Brève n° 211
Remarquable
étude de Michel Casevitz sur ce thème (« Le vocabulaire de la colonisation
en grec ancien », 1985).
Le
vocabulaire actuel lié à la colonisation pose de multiples problèmes à
l’historien car il renvoie surtout aux colonisations modernes. Il faut donc
être prudent et éviter tout anachronisme dès lors que l’on s’intéresse au
phénomène de la colonisation dans l’Antiquité. Rappelons que les termes de
colonie et de colon sont à l’origine des termes latins (colonia, colonus)
; jusqu’au XIVe siècle, le colonus était le cultivateur, le
fermier. Au XVIIe siècle le sens de colon s’applique à l’habitant
d’une colonie. A partir du XVIIe siècle le terme est utilisé en
français pour désigner un territoire dominé et administré par un pouvoir
étranger (notamment lorsqu’il est question de l’Antiquité romaine mais aussi
des colonies d’Amérique du Nord). Puis au siècle suivant, le sens prend une
dimension nettement plus économique. C’est aussi au XVIIIe siècle
qu’apparaît le terme de colonisation emprunté à l’anglais (colonization),
ce qui montre aussi le poids du Royaume-Uni dans la formation des empires
coloniaux à cette époque. Enfin, des mots comme colonialisme sont utilisés au
XIXe siècle sous l’influence des théories marxistes et servent à
mettre en évidence l’exploitation des terres et des hommes dans ces régions.
L’apoikia
(au pluriel apoikiai) est un terme polysémique et par conséquent
difficile à traduire. En premier lieu, c’est l’expédition elle-même qui mène un
groupe d’émigrés d’une région à l’autre de la Méditerranée. Il s’agit donc d’un
phénomène collectif de migration (un exode), dont la conduite est assurée par
un oïkiste (ou oeciste) qui joue le rôle de chef de l’expédition.

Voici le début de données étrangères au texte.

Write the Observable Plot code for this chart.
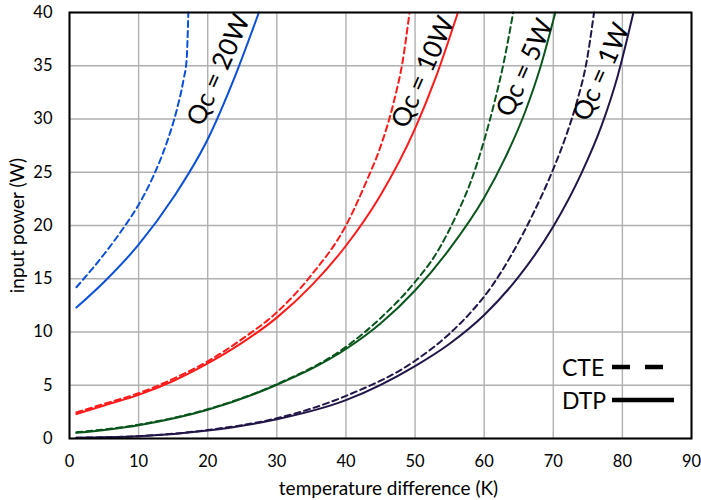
<!DOCTYPE html>
<html>
<head>
<meta charset="utf-8">
<script src="https://cdn.jsdelivr.net/npm/d3@7"></script>
<script src="https://cdn.jsdelivr.net/npm/@observablehq/plot@0.6"></script>
<style>
  html, body { margin: 0; padding: 0; background: #fff; }
  #wrap { position: relative; width: 701px; height: 500px; font-family: Lato, "Open Sans", sans-serif; }
  #legend { position: absolute; left: 0; top: 0; width: 701px; height: 500px; pointer-events: none; }
</style>
</head>
<body>
<div id="wrap"></div>
<script>
// ---- data (temperature difference K, input power W) ----
const qc20_DTP = [[1,12.3],[5,14.7],[10,18.2],[15,22.6],[20,28.1],[24,34.1],[27.4,40]];
const qc20_CTE = [[1,14.2],[5,17.3],[8,19.95],[10,21.95],[12,24.45],[14,27.65],[15.5,30.8],[16.5,33.7],[16.95,35.6],[17.2,40]];
const qc10_DTP = [[1,2.3],[5,3.1],[10,4.1],[15,5.4],[20,7.05],[25,9.0],[30,11.35],[35,14.35],[40,18.1],[45,22.85],[50,29.1],[53,33.9],[56.2,40]];
const qc10_CTE = [[1,2.45],[5,3.25],[10,4.25],[15,5.6],[20,7.25],[25,9.35],[30,11.85],[35,15.35],[40,20.0],[43,24.2],[45,27.4],[47,31.8],[48.2,35.4],[49.2,40]];
const qc5_DTP  = [[1,0.53],[10,1.25],[20,2.7],[30,5.05],[40,8.4],[45,10.8],[50,13.9],[55,17.8],[60,22.6],[63,26.3],[66,30.8],[68.2,35],[70.3,40]];
const qc5_CTE  = [[1,0.58],[10,1.3],[20,2.75],[30,5.1],[40,8.6],[45,11.3],[50,14.7],[53,17.3],[56,21.0],[58,24.0],[60,28.0],[61.5,31.6],[62.8,35.2],[64.2,40]];
const qc1_DTP  = [[1,0.06],[10,0.2],[20,0.75],[30,1.8],[40,3.6],[50,6.8],[55,8.9],[60,11.6],[65,15.2],[70,19.9],[74,24.8],[77,29.4],[79.3,34.0],[81.6,40]];
const qc1_CTE  = [[1,0.07],[10,0.22],[20,0.8],[30,1.9],[40,4.0],[50,7.3],[55,9.85],[58,11.8],[61,14.2],[64,17.3],[67,21.0],[70,25.3],[72,28.7],[73.5,31.8],[74.8,35.3],[75.9,40]];

const seriesNames  = ["Qc = 20W", "Qc = 10W", "Qc = 5W", "Qc = 1W"];
const seriesColors = ["#0a4fd8", "#ff1a1a", "#0a551c", "#221548"];
const labelX = [21.6, 51.2, 65.9, 77.0];
const labelY = [34.6, 34.4, 34.8, 34.4];

const xTicks = [0,10,20,30,40,50,60,70,80,90];
const yTicks = [0,5,10,15,20,25,30,35,40];
const xTitle = "temperature difference (K)";
const yTitle = "input power (W)";

const dtpSets = [qc20_DTP, qc10_DTP, qc5_DTP, qc1_DTP];
const cteSets = [qc20_CTE, qc10_CTE, qc5_CTE, qc1_CTE];

const toRows = (pts) => pts.map(([x, y]) => ({x, y}));
const labels = seriesNames.map((name, i) => ({name, x: labelX[i], y: labelY[i]}));

const marks = [
  Plot.gridX(xTicks, {stroke: "#b0b0b0", strokeOpacity: 1, strokeWidth: 1.4}),
  Plot.gridY(yTicks, {stroke: "#b0b0b0", strokeOpacity: 1, strokeWidth: 1.4}),
  Plot.axisX(xTicks, {tickSize: 0, tickPadding: 17, fontSize: 16.5, label: null}),
  Plot.axisY(yTicks, {tickSize: 0, tickPadding: 17, fontSize: 16.5, label: null}),
  Plot.text([xTitle], {frameAnchor: "bottom", dx: 8, dy: 50, fontSize: 19, fill: "black", textAnchor: "middle", lineAnchor: "middle"}),
  Plot.text([yTitle], {frameAnchor: "left", dx: -52, rotate: -90, fontSize: 19, fill: "black", textAnchor: "middle", lineAnchor: "middle"})
];
cteSets.forEach((s, i) => marks.push(Plot.line(toRows(s), {x: "x", y: "y", stroke: seriesColors[i], strokeWidth: 2, strokeDasharray: "6,4", curve: "monotone-x"})));
dtpSets.forEach((s, i) => marks.push(Plot.line(toRows(s), {x: "x", y: "y", stroke: seriesColors[i], strokeWidth: 2, curve: "monotone-x"})));
marks.push(Plot.frame({stroke: "black", strokeWidth: 2}));
marks.push(Plot.text(labels, {x: "x", y: "y", text: "name", rotate: -66, fontSize: 26, fill: "black", textAnchor: "middle"}));

const chart = Plot.plot({
  width: 701,
  height: 500,
  marginLeft: 69,
  marginRight: 10,
  marginTop: 12,
  marginBottom: 62,
  style: {fontFamily: "Lato, 'Open Sans', sans-serif", fontSize: "16px", color: "black", background: "white"},
  x: {domain: [0, 90]},
  y: {domain: [0, 40]},
  marks
});
const wrap = document.getElementById("wrap");
wrap.appendChild(chart);

// legend overlay (CTE dashed / DTP solid)
const legendItems = ["CTE", "DTP"];
const legendDash = ["18,15", null];
const ns = "http://www.w3.org/2000/svg";
const lg = document.createElementNS(ns, "svg");
lg.setAttribute("id", "legend");
lg.setAttribute("width", 701);
lg.setAttribute("height", 500);
legendItems.forEach((t, i) => {
  const cy = 368 + i * 33;
  const tx = document.createElementNS(ns, "text");
  tx.setAttribute("x", 562);
  tx.setAttribute("y", cy);
  tx.setAttribute("dy", "0.36em");
  tx.setAttribute("font-size", 23);
  tx.setAttribute("font-family", "Lato, 'Open Sans', sans-serif");
  tx.textContent = t;
  lg.appendChild(tx);
  const ln = document.createElementNS(ns, "line");
  ln.setAttribute("x1", 612);
  ln.setAttribute("x2", i === 0 ? 663 : 674);
  ln.setAttribute("y1", cy - 1);
  ln.setAttribute("y2", cy - 1);
  ln.setAttribute("stroke", "black");
  ln.setAttribute("stroke-width", 4.5);
  if (legendDash[i]) ln.setAttribute("stroke-dasharray", legendDash[i]);
  lg.appendChild(ln);
});
wrap.appendChild(lg);
</script>
</body>
</html>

Souvent le terme d’apoikia est traduit par « colonie de … », marquant
ainsi l’origine et la dépendance plus ou moins étroite avec la métropole.
En
second lieu, l’apoikia est la fondation d’un nouvel établissement (donc
une ktisis). L’oïkiste devient le fondateur de la nouvelle cité
et il est honoré après sa mort. On parle aussi d’archégète pour certaines
fondations comme Naxos, mais il s’agit là de l’épithète d’un dieu (en
l’occurrence Apollon) ou d’un héros protecteur d’une apoikia.
Au
cours de l’époque classique le terme d’apoikia a évolué prenant le sens
de colonie de peuplement à vocation militaire. A partir d’Alexandre le Grand on
parle plus souvent de katoikia, soit d’établissement militaire, sens qui
restera valable dans le monde romain.